After the call, give yourself a five-minute review ritual. Read the summary first, then search the transcript for one or two phrases that sound like the client rather than a consultant. If the tool missed a commitment or softened a concern, fix it before the record goes stale. Then move the useful pieces where they belong. The assistant can capture the conversation, but you still own the judgment.
Where these tools still stumble
The honest version: AI meeting assistants are useful, but they’re not flawless.
Bad audio and cross-talk can cause weird transcript errors. So can niche terms the tool has never heard before. If your prospect is taking the call on Bluetooth while driving down the highway, the summary may look like it was assembled by a raccoon with a keyboard. Industry jargon can also get mangled, especially when the words sound similar to common phrases.
The bigger issue is meaning. A transcript captures words. It doesn’t always capture sarcasm, embarrassment, reluctance, or politics. If a decision-maker says, “That should be easy,” while sounding deeply unconvinced, the transcript may not warn you. Your ears still matter.
Privacy deserves real attention too. Discovery calls can include sensitive business details, and sometimes those details aren’t yours to store casually. Before you connect a meeting assistant to everything on your calendar, read the privacy settings and decide which calls it should join. More automation isn’t always better.

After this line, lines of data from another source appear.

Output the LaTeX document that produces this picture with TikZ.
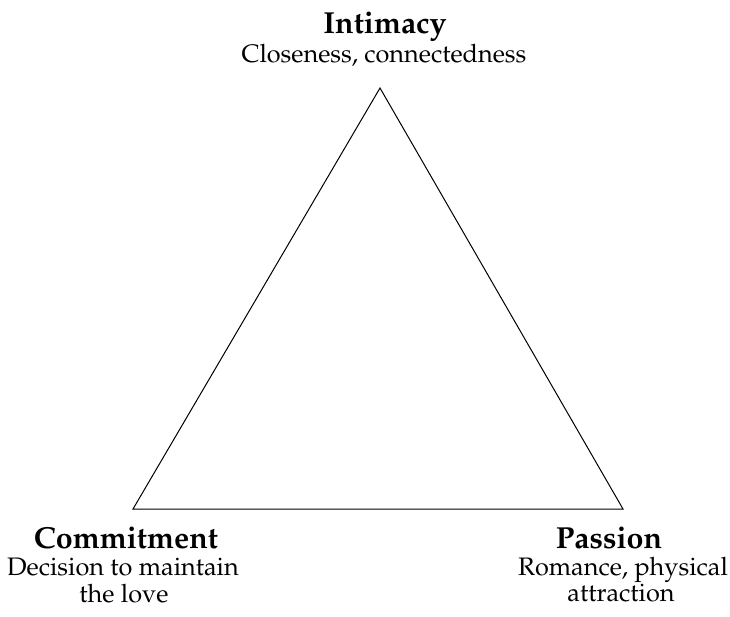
\documentclass[tikz,border=0pt]{standalone}
\usepackage[T1]{fontenc}
\usepackage{palatino}
\begin{document}
\begin{tikzpicture}[x=1pt,y=-1pt,
  title/.style={anchor=base,inner sep=0pt,font=\fontsize{30.4}{36}\selectfont\bfseries},
  desc/.style={anchor=base,inner sep=0pt,font=\fontsize{25.3}{30}\selectfont},
  tri/.style={draw=black,line width=1pt,line join=miter}]
\useasboundingbox (0,0) rectangle (730,616);
\coordinate (A) at (380,88);
\coordinate (L) at (133,509);
\coordinate (R) at (623,509);
\draw[tri] (A) -- (R) -- (L) -- cycle;
\node[title] (int) at (385,33) {Intimacy};
\node[desc] (intd) at (384,62) {Closeness, connectedness};
\node[title] (com) at (126,548) {Commitment};
\node[desc] (comd1) at (123,575) {Decision to maintain};
\node[desc] (comd2) at (124,602) {the love};
\node[title] (pas) at (609,548) {Passion};
\node[desc] (pasd1) at (623,575) {Romance, physical};
\node[desc] (pasd2) at (621,601) {attraction};
\end{tikzpicture}
\end{document}
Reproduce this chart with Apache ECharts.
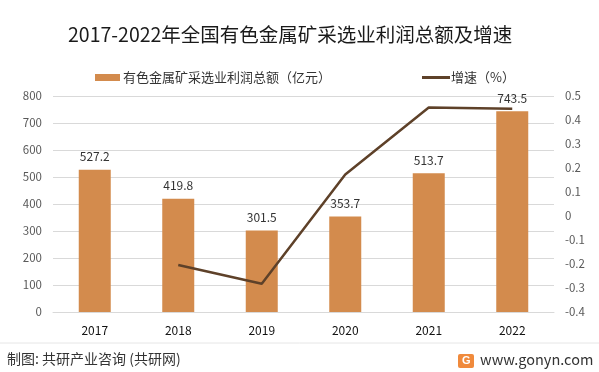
<!DOCTYPE html>
<html><head><meta charset="utf-8">
<script src="https://cdn.jsdelivr.net/npm/echarts@6/dist/echarts.min.js"></script>
<style>html,body{margin:0;padding:0;background:#fff}#c{width:599px;height:372px}</style>
</head><body><div id="c"></div>
<script>
const categories = ['2017','2018','2019','2020','2021','2022'];
const profitValues = [527.2, 419.8, 301.5, 353.7, 513.7, 743.5];
const growthValues = [null, -0.204, -0.282, 0.173, 0.452, 0.447];
const leftTicks = [0,100,200,300,400,500,600,700,800];
const rightTicks = [-0.4,-0.3,-0.2,-0.1,0,0.1,0.2,0.3,0.4,0.5];

const font = '"Microsoft YaHei","Noto Sans CJK SC",sans-serif';
const chart = echarts.init(document.getElementById('c'));
chart.setOption({
  animation: false,
  textStyle: {fontFamily: font},
  title: {text: '2017-2022年全国有色金属矿采选业利润总额及增速', left: 63, top: 20,
    textStyle: {fontSize: 19.5, fontWeight: 'normal', color: '#1a1a1a', fontFamily: font}},
  legend: [
    {top: 66, left: 90, itemWidth: 25, itemHeight: 7, itemGap: 0,
     textStyle: {fontSize: 13, color: '#333', fontFamily: font, padding: [0,0,0,-2]},
     data: [{name: '有色金属矿采选业利润总额（亿元）', icon: 'rect'}]},
    {top: 66, left: 417, itemWidth: 28, itemHeight: 3, itemGap: 0,
     textStyle: {fontSize: 13, color: '#333', fontFamily: font, padding: [0,0,0,-4]},
     data: [{name: '增速（%）', icon: 'rect', itemStyle: {color: '#5E4129'}}]}
  ],
  grid: {left: 53, right: 45, top: 96, bottom: 60},
  xAxis: {type: 'category', data: categories,
    axisLine: {lineStyle: {color: '#d9d9d9'}}, axisTick: {show: false},
    axisLabel: {color: '#111', fontSize: 12, margin: 12}},
  yAxis: [
    {type: 'value', min: 0, max: 800, interval: 100,
     axisLabel: {color: '#595959', fontSize: 11.5, margin: 11,
       formatter: v => leftTicks.includes(v) ? String(v) : ''},
     splitLine: {lineStyle: {color: '#d9d9d9'}}, axisLine: {show: false}, axisTick: {show: false}},
    {type: 'value', min: -0.4, max: 0.5, interval: 0.1,
     axisLabel: {color: '#595959', fontSize: 11.5, margin: 11,
       formatter: v => { const r = Math.round(v*10)/10; return rightTicks.includes(r) ? String(r) : ''; }},
     splitLine: {show: false}, axisLine: {show: false}, axisTick: {show: false}}
  ],
  series: [
    {name: '有色金属矿采选业利润总额（亿元）', type: 'bar', data: profitValues, barWidth: 32,
     itemStyle: {color: '#D38B4D'},
     label: {show: true, position: 'top', distance: 7, color: '#333', fontSize: 12}},
    {name: '增速（%）', type: 'line', yAxisIndex: 1, data: growthValues, symbol: 'none',
     lineStyle: {color: '#5E4129', width: 2.5}, itemStyle: {color: '#5E4129'}}
  ],
  graphic: [
    {type: 'line', shape: {x1: 0, y1: 343, x2: 599, y2: 343}, style: {stroke: '#e6e6e6', lineWidth: 1}},
    {type: 'text', left: 7, top: 352, style: {text: '制图: 共研产业咨询 (共研网)', fontSize: 14, fill: '#333', fontFamily: font}},
    {type: 'rect', shape: {x: 458, y: 354, width: 16, height: 14, r: 2}, style: {fill: '#F08A3C'}},
    {type: 'text', left: 462, top: 355, style: {text: 'G', fontSize: 11, fontWeight: 'bold', fill: '#fff'}},
    {type: 'text', left: 480, top: 352, style: {text: 'www.gonyn.com', fontSize: 14.5, fill: '#333', fontFamily: font}}
  ]
});
</script></body></html>
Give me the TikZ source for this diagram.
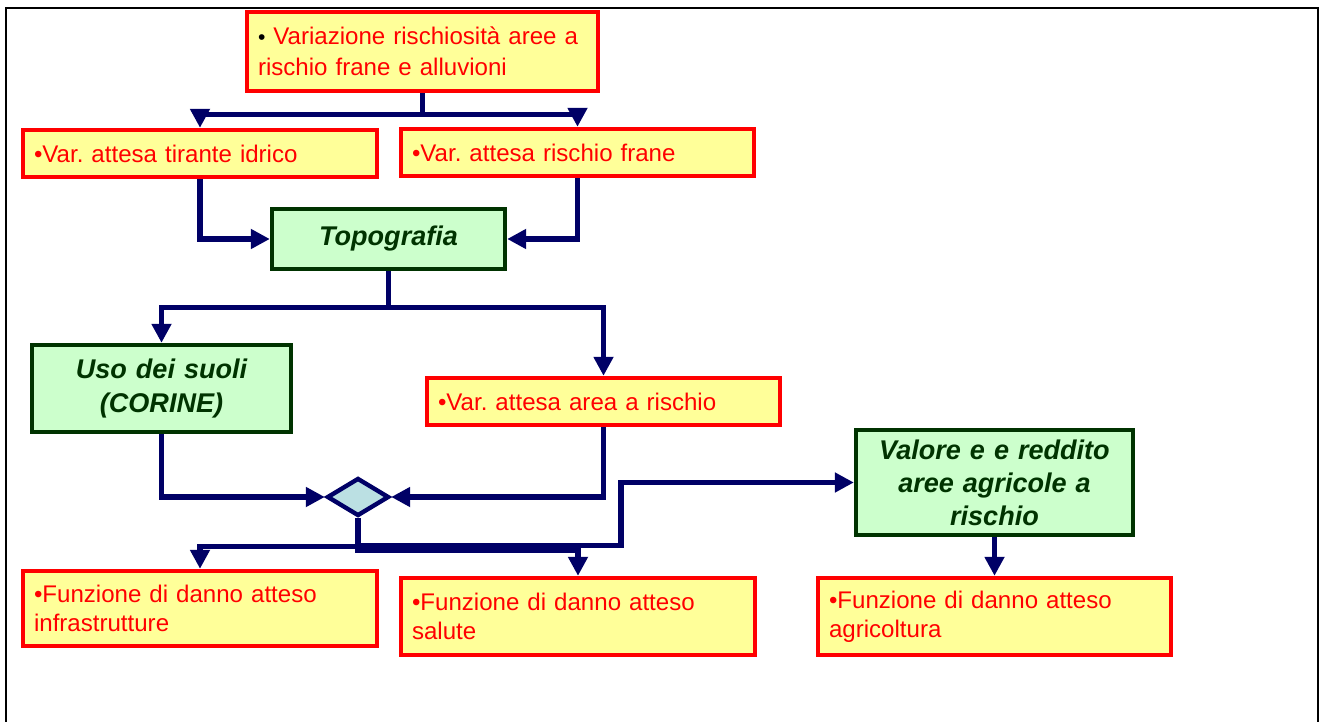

Sometimes the professional move is to keep the tool out of the room.
The real shift
The point isn’t to replace listening with software. The point is to stop forcing your brain to do clerical work during the most important sales conversation you have.
For a solo consultant, an AI meeting assistant is one of the rare AI tools that solves a real problem without asking you to reinvent your business around it. It keeps you more present in the call and gives you a cleaner record afterward, without stealing another chunk of your day for admin.
If you’re still typing your way through discovery calls, try one assistant on the next call where recording is appropriate. Tell the prospect what you’re using and why. Then, for once, let yourself listen.